In a small town they call “Denver of the East,” 25 miles northwest of Charlotte, a high school football colossus has quietly arisen.
East Lincoln will play for the state 2AA football championship Saturday at 4 p.m., facing Washington at Wake Forest’s home field in Winston-Salem. It will be the third time in the past seven years that the Mustangs have gotten this far – they also won the state title in 2012 and made it to the final before losing in 2008.
Not only are the Mustangs really good, but they are great fun to watch. I live only 3 miles from the school, and a few times every season I round up my older boys and we go watch East Lincoln play just for the sheer entertainment of it. To lure a sportswriter who gets to watch games for free to pay to sit in the stands – well, East Lincoln is doing something right.
Think of the Philadelphia Eagles’ current-day offense under Chip Kelly, but with Steve Young in his San Francisco prime as the quarterback. That’s what East Lincoln’s offense looks like in miniature, with coach Mike Byus taking Kelly’s role as offensive guru, and all-everything junior quarterback Chazz Surratt – a dual-threat lefty responsible for a ridiculous 70 touchdowns so far in this 15-0 season – imitating Young.
“I don’t think we’ve huddled all year,” Byus said.
The Mustangs generally line up in the shotgun, with Surratt at quarterback and his younger brother, Sage Surratt, as one of the four receivers.
Byus calls the formation and the play from the sideline. Then comes the snap, and what happens next is often dazzling. East Lincoln averages 44 points per game and has scored at least 28 in every contest.
The Surratt brothers deserve a lot of the credit for this season. Sometimes mistaken for twins, they are only 14 months apart and are identical in height at 6-foot-2.
Chazz is being recruited by just about everyone you can name and will be a major-college quarterback somewhere. North Carolina, N.C. State and Duke are heavily involved with him. A Tennessee assistant coach dropped by the day I was in Byus’ office this week.
Besides throwing for 52 touchdowns this season and running for another 18, he is also No. 5 academically in the junior class.
Sage is No. 1 academically in the sophomore class. He’s not as heavily recruited yet, but it’s close. They want to play side by side in college, too, so the school that gets them will probably need to come up with two scholarships.
“When we get deeper into the recruiting, we’re going to make that a point of emphasis,” Chazz Surratt said.
“We definitely want to play together,” Sage Surratt said.
East Lincoln is a lot more than those two (who also combined for 38 points per game last season in basketball to lead a 24-4 Mustangs team), however.

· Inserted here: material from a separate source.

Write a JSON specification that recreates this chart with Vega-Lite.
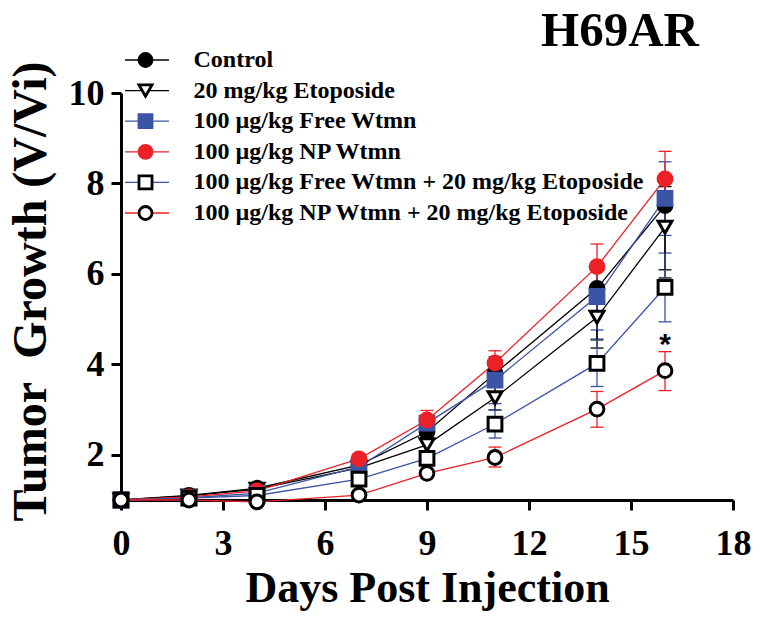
{
  "$schema": "https://vega.github.io/schema/vega-lite/v6.json",
  "width": 612,
  "height": 407,
  "autosize": "none",
  "padding": {"left": 121, "top": 93, "right": 29, "bottom": 121},
  "background": "white",
  "config": {"view": {"stroke": null}, "font": "Liberation Serif"},
  "title": {"text": "H69AR", "font": "Liberation Serif", "fontSize": 49, "fontWeight": "bold", "color": "black", "anchor": "end", "orient": "top", "dx": -52, "dy": 50, "baseline": "alphabetic", "offset": 3},
  "data": {"values": [
    {"group": "Control", "day": 0, "v": 1.0, "lo": 1.0, "hi": 1.0},
    {"group": "Control", "day": 2, "v": 1.10, "lo": 1.07, "hi": 1.13},
    {"group": "Control", "day": 4, "v": 1.26, "lo": 1.21, "hi": 1.31},
    {"group": "Control", "day": 7, "v": 1.77, "lo": 1.67, "hi": 1.87},
    {"group": "Control", "day": 9, "v": 2.51, "lo": 2.36, "hi": 2.66},
    {"group": "Control", "day": 11, "v": 3.80, "lo": 3.50, "hi": 4.10},
    {"group": "Control", "day": 14, "v": 5.68, "lo": 4.36, "hi": 6.16},
    {"group": "Control", "day": 16, "v": 7.51, "lo": 6.09, "hi": 8.10},
    {"group": "20 mg/kg Etoposide", "day": 0, "v": 1.0, "lo": 1.0, "hi": 1.0},
    {"group": "20 mg/kg Etoposide", "day": 2, "v": 1.09, "lo": 1.06, "hi": 1.12},
    {"group": "20 mg/kg Etoposide", "day": 4, "v": 1.24, "lo": 1.19, "hi": 1.29},
    {"group": "20 mg/kg Etoposide", "day": 7, "v": 1.71, "lo": 1.61, "hi": 1.81},
    {"group": "20 mg/kg Etoposide", "day": 9, "v": 2.22, "lo": 2.07, "hi": 2.37},
    {"group": "20 mg/kg Etoposide", "day": 11, "v": 3.26, "lo": 2.99, "hi": 3.53},
    {"group": "20 mg/kg Etoposide", "day": 14, "v": 5.04, "lo": 4.54, "hi": 5.54},
    {"group": "20 mg/kg Etoposide", "day": 16, "v": 7.03, "lo": 5.91, "hi": 7.93},
    {"group": "100 µg/kg Free Wtmn", "day": 0, "v": 1.0, "lo": 1.0, "hi": 1.0},
    {"group": "100 µg/kg Free Wtmn", "day": 2, "v": 1.05, "lo": 1.02, "hi": 1.08},
    {"group": "100 µg/kg Free Wtmn", "day": 4, "v": 1.15, "lo": 1.10, "hi": 1.20},
    {"group": "100 µg/kg Free Wtmn", "day": 7, "v": 1.73, "lo": 1.63, "hi": 1.83},
    {"group": "100 µg/kg Free Wtmn", "day": 9, "v": 2.70, "lo": 2.55, "hi": 2.85},
    {"group": "100 µg/kg Free Wtmn", "day": 11, "v": 3.65, "lo": 3.13, "hi": 4.17},
    {"group": "100 µg/kg Free Wtmn", "day": 14, "v": 5.50, "lo": 4.76, "hi": 6.24},
    {"group": "100 µg/kg Free Wtmn", "day": 16, "v": 7.67, "lo": 6.85, "hi": 8.48},
    {"group": "100 µg/kg NP Wtmn", "day": 0, "v": 1.0, "lo": 1.0, "hi": 1.0},
    {"group": "100 µg/kg NP Wtmn", "day": 2, "v": 1.07, "lo": 1.04, "hi": 1.10},
    {"group": "100 µg/kg NP Wtmn", "day": 4, "v": 1.20, "lo": 1.14, "hi": 1.26},
    {"group": "100 µg/kg NP Wtmn", "day": 7, "v": 1.91, "lo": 1.80, "hi": 2.02},
    {"group": "100 µg/kg NP Wtmn", "day": 9, "v": 2.77, "lo": 2.56, "hi": 2.98},
    {"group": "100 µg/kg NP Wtmn", "day": 11, "v": 4.03, "lo": 3.76, "hi": 4.30},
    {"group": "100 µg/kg NP Wtmn", "day": 14, "v": 6.16, "lo": 5.66, "hi": 6.66},
    {"group": "100 µg/kg NP Wtmn", "day": 16, "v": 8.10, "lo": 7.49, "hi": 8.71},
    {"group": "100 µg/kg Free Wtmn + 20 mg/kg Etoposide", "day": 0, "v": 1.0, "lo": 1.0, "hi": 1.0},
    {"group": "100 µg/kg Free Wtmn + 20 mg/kg Etoposide", "day": 2, "v": 1.04, "lo": 1.01, "hi": 1.07},
    {"group": "100 µg/kg Free Wtmn + 20 mg/kg Etoposide", "day": 4, "v": 1.10, "lo": 1.05, "hi": 1.15},
    {"group": "100 µg/kg Free Wtmn + 20 mg/kg Etoposide", "day": 7, "v": 1.46, "lo": 1.38, "hi": 1.54},
    {"group": "100 µg/kg Free Wtmn + 20 mg/kg Etoposide", "day": 9, "v": 1.92, "lo": 1.82, "hi": 2.02},
    {"group": "100 µg/kg Free Wtmn + 20 mg/kg Etoposide", "day": 11, "v": 2.68, "lo": 2.37, "hi": 2.99},
    {"group": "100 µg/kg Free Wtmn + 20 mg/kg Etoposide", "day": 14, "v": 4.02, "lo": 3.51, "hi": 4.56},
    {"group": "100 µg/kg Free Wtmn + 20 mg/kg Etoposide", "day": 16, "v": 5.70, "lo": 4.94, "hi": 6.46},
    {"group": "100 µg/kg NP Wtmn + 20 mg/kg Etoposide", "day": 0, "v": 1.0, "lo": 1.0, "hi": 1.0},
    {"group": "100 µg/kg NP Wtmn + 20 mg/kg Etoposide", "day": 2, "v": 1.00, "lo": 0.98, "hi": 1.02},
    {"group": "100 µg/kg NP Wtmn + 20 mg/kg Etoposide", "day": 4, "v": 0.96, "lo": 0.93, "hi": 0.99},
    {"group": "100 µg/kg NP Wtmn + 20 mg/kg Etoposide", "day": 7, "v": 1.11, "lo": 1.06, "hi": 1.16},
    {"group": "100 µg/kg NP Wtmn + 20 mg/kg Etoposide", "day": 9, "v": 1.59, "lo": 1.51, "hi": 1.67},
    {"group": "100 µg/kg NP Wtmn + 20 mg/kg Etoposide", "day": 11, "v": 1.94, "lo": 1.73, "hi": 2.17},
    {"group": "100 µg/kg NP Wtmn + 20 mg/kg Etoposide", "day": 14, "v": 3.01, "lo": 2.61, "hi": 3.40},
    {"group": "100 µg/kg NP Wtmn + 20 mg/kg Etoposide", "day": 16, "v": 3.86, "lo": 3.42, "hi": 4.28}
  ]},
  "encoding": {
    "x": {"field": "day", "type": "quantitative", "scale": {"domain": [0, 18], "nice": false, "zero": false},
      "axis": {"title": "Days Post Injection", "values": [0, 3, 6, 9, 12, 15, 18], "grid": false, "labelFlush": false,
        "domainWidth": 3, "domainColor": "black", "tickWidth": 3, "tickColor": "black", "tickSize": 10,
        "labelFont": "Liberation Serif", "labelFontSize": 36, "labelFontWeight": "bold", "labelColor": "black", "labelPadding": 16,
        "titleFont": "Liberation Serif", "titleFontSize": 44, "titleFontWeight": "bold", "titleColor": "black",
        "titleBaseline": "alphabetic", "titleY": 101}}
  },
  "layer": [
    {
      "mark": {"type": "errorbar", "ticks": {"opacity": 1}, "rule": {"opacity": 1}, "size": 13, "thickness": 1.3},
      "encoding": {
        "y": {"field": "lo", "type": "quantitative", "title": "Tumor \u00a0Growth (V/Vi)", "scale": {"domain": [1, 10], "nice": false, "zero": false}},
        "y2": {"field": "hi"},
        "color": {"field": "group", "type": "nominal",
          "sort": ["Control", "20 mg/kg Etoposide", "100 µg/kg Free Wtmn", "100 µg/kg NP Wtmn", "100 µg/kg Free Wtmn + 20 mg/kg Etoposide", "100 µg/kg NP Wtmn + 20 mg/kg Etoposide"],
          "scale": {"range": ["#000000", "#000000", "#3b54a5", "#ec2027", "#3b54a5", "#ec2027"]},
          "legend": {"orient": "none", "legendX": 3, "legendY": -45, "title": null, "symbolType": "stroke", "symbolSize": 1936, "symbolStrokeWidth": 1.3,
            "labelFont": "Liberation Serif", "labelFontSize": 24, "labelFontWeight": "bold", "labelOpacity": 0, "labelLimit": 1000, "clipHeight": 24, "rowPadding": 6.6, "padding": 0, "labelOffset": 26}}
      }
    },
    {
      "mark": {"type": "line", "strokeWidth": 1.3},
      "encoding": {
        "y": {"field": "v", "type": "quantitative", "title": "Tumor \u00a0Growth (V/Vi)"},
        "color": {"field": "group", "type": "nominal",
          "sort": ["Control", "20 mg/kg Etoposide", "100 µg/kg Free Wtmn", "100 µg/kg NP Wtmn", "100 µg/kg Free Wtmn + 20 mg/kg Etoposide", "100 µg/kg NP Wtmn + 20 mg/kg Etoposide"],
          "scale": {"range": ["#000000", "#000000", "#3b54a5", "#ec2027", "#3b54a5", "#ec2027"]}}
      }
    },
    {
      "mark": {"type": "point", "size": 190, "strokeWidth": 3, "opacity": 1},
      "encoding": {
        "y": {"field": "v", "type": "quantitative", "title": "Tumor \u00a0Growth (V/Vi)",
          "axis": {"grid": false, "values": [2, 4, 6, 8, 10], "domainWidth": 3, "domainColor": "black", "tickWidth": 3, "tickColor": "black", "tickSize": 10,
            "labelFont": "Liberation Serif", "labelFontSize": 36, "labelFontWeight": "bold", "labelColor": "black", "labelPadding": 7,
            "titleFont": "Liberation Serif", "titleFontSize": 48, "titleFontWeight": "bold", "titleColor": "black",
            "titleBaseline": "alphabetic", "titleAngle": 270, "titleAlign": "center", "titleX": -76, "titleY": 198}},
        "shape": {"field": "group", "type": "nominal",
          "scale": {"domain": ["Control", "20 mg/kg Etoposide", "100 µg/kg Free Wtmn", "100 µg/kg NP Wtmn", "100 µg/kg Free Wtmn + 20 mg/kg Etoposide", "100 µg/kg NP Wtmn + 20 mg/kg Etoposide"],
            "range": ["circle", "triangle-down", "square", "circle", "square", "circle"]},
          "legend": {"orient": "none", "legendX": 12.5, "legendY": -45, "title": null, "symbolSize": 170, "symbolStrokeWidth": 2.8, "symbolOpacity": 1,
            "labelFont": "Liberation Serif", "labelFontSize": 24, "labelFontWeight": "bold", "labelColor": "black", "labelLimit": 1000, "clipHeight": 24, "rowPadding": 6.6, "padding": 0, "labelOffset": 36}},
        "fill": {"field": "group", "type": "nominal",
          "scale": {"domain": ["Control", "20 mg/kg Etoposide", "100 µg/kg Free Wtmn", "100 µg/kg NP Wtmn", "100 µg/kg Free Wtmn + 20 mg/kg Etoposide", "100 µg/kg NP Wtmn + 20 mg/kg Etoposide"],
            "range": ["#000000", "#ffffff", "#3b54a5", "#ec2027", "#ffffff", "#ffffff"]},
          "legend": {"orient": "none", "legendX": 12.5, "legendY": -45, "title": null, "symbolSize": 170, "symbolStrokeWidth": 2.8, "symbolOpacity": 1,
            "labelFont": "Liberation Serif", "labelFontSize": 24, "labelFontWeight": "bold", "labelColor": "black", "labelLimit": 1000, "clipHeight": 24, "rowPadding": 6.6, "padding": 0, "labelOffset": 36}},
        "stroke": {"field": "group", "type": "nominal",
          "scale": {"domain": ["Control", "20 mg/kg Etoposide", "100 µg/kg Free Wtmn", "100 µg/kg NP Wtmn", "100 µg/kg Free Wtmn + 20 mg/kg Etoposide", "100 µg/kg NP Wtmn + 20 mg/kg Etoposide"],
            "range": ["#000000", "#000000", "#3b54a5", "#ec2027", "#000000", "#000000"]},
          "legend": {"orient": "none", "legendX": 12.5, "legendY": -45, "title": null, "symbolSize": 170, "symbolStrokeWidth": 2.8, "symbolOpacity": 1,
            "labelFont": "Liberation Serif", "labelFontSize": 24, "labelFontWeight": "bold", "labelColor": "black", "labelLimit": 1000, "clipHeight": 24, "rowPadding": 6.6, "padding": 0, "labelOffset": 36}}
      }
    },
    {
      "data": {"values": [{"day": 16, "y": 4.23, "label": "*"}]},
      "mark": {"type": "text", "font": "Liberation Sans", "fontSize": 30, "fontWeight": "bold", "color": "black", "align": "center", "baseline": "alphabetic"},
      "encoding": {
        "y": {"field": "y", "type": "quantitative", "title": "Tumor \u00a0Growth (V/Vi)"},
        "text": {"field": "label"}
      }
    }
  ]
}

To start with, there’s Byus, 53, a West Virginia native with an easy smile and an affinity for throwing the football. He came to East Lincoln in 2005 and has since won 109 games in 10 years, turning what had been a mediocre football program into one of the state’s best.
He also is the school’s athletics director.
East Lincoln High has long been a touchstone for the Denver community, which sits on the west side of Lake Norman and is still small enough that the recent opening of a local Dunkin Donuts store was greeted like the arrival of Santa Claus.
Folks walk the East Lincoln track that encircles the football field to exercise. The high school football schedule is posted in local restaurants far more often than the Carolina Panthers’ schedule.
Somewhat undersized compared to its 2012 state title team, this East Lincoln squad plays swarming defense to disguise a size deficiency.
“We’re a small team, but we hit hard,” linebacker Matt Schenck said.
East Lincoln has several players who play both ways at times and one who does it constantly – Damarius Valentine, a combo wide receiver and cornerback who is 5-9 and 160 pounds. Valentine, though, is as explosive as the firecrackers that explode over the stadium every Fourth of July when East Lincoln hosts the annual community fireworks show.
“I like cornerback better, because I like to hit,” Valentine said. “That, to me, is better than catching touchdown passes.”
Valentine has caught 15 of Chazz Surratt’s touchdown passes this season, second only to Sage Surratt’s 17 touchdowns. Chazz Surratt, incidentally, plays some linebacker and cornerback in third-and-long situations and blocked the last extra point against North Lincoln to preserve East Lincoln’s 28-27 win.
Because of players like Valentine and the Surratts, East Lincoln’s possessions are often very short.
This sounds like a misprint, but it’s not. In a third-round home playoff game against county rival Lincolnton two weeks ago, East Lincoln ran 24 plays and held the ball nine minutes. Lincolnton ran 75 plays and held the ball 39 minutes.
Because the Mustangs scored touchdowns on five of those 24 plays, though, they still won 35-14 in front of about 4,000 fans.
Now East Lincoln is looking for one final victory in Winston-Salem. A bonfire was scheduled Thursday night for the team, followed by dinner at a local Methodist church Friday.
Then the caravan heads out Saturday morning – a couple of buses and dozens of cars making the 75-minute drive together, hoping to bring one more title home to the “Denver of the East.”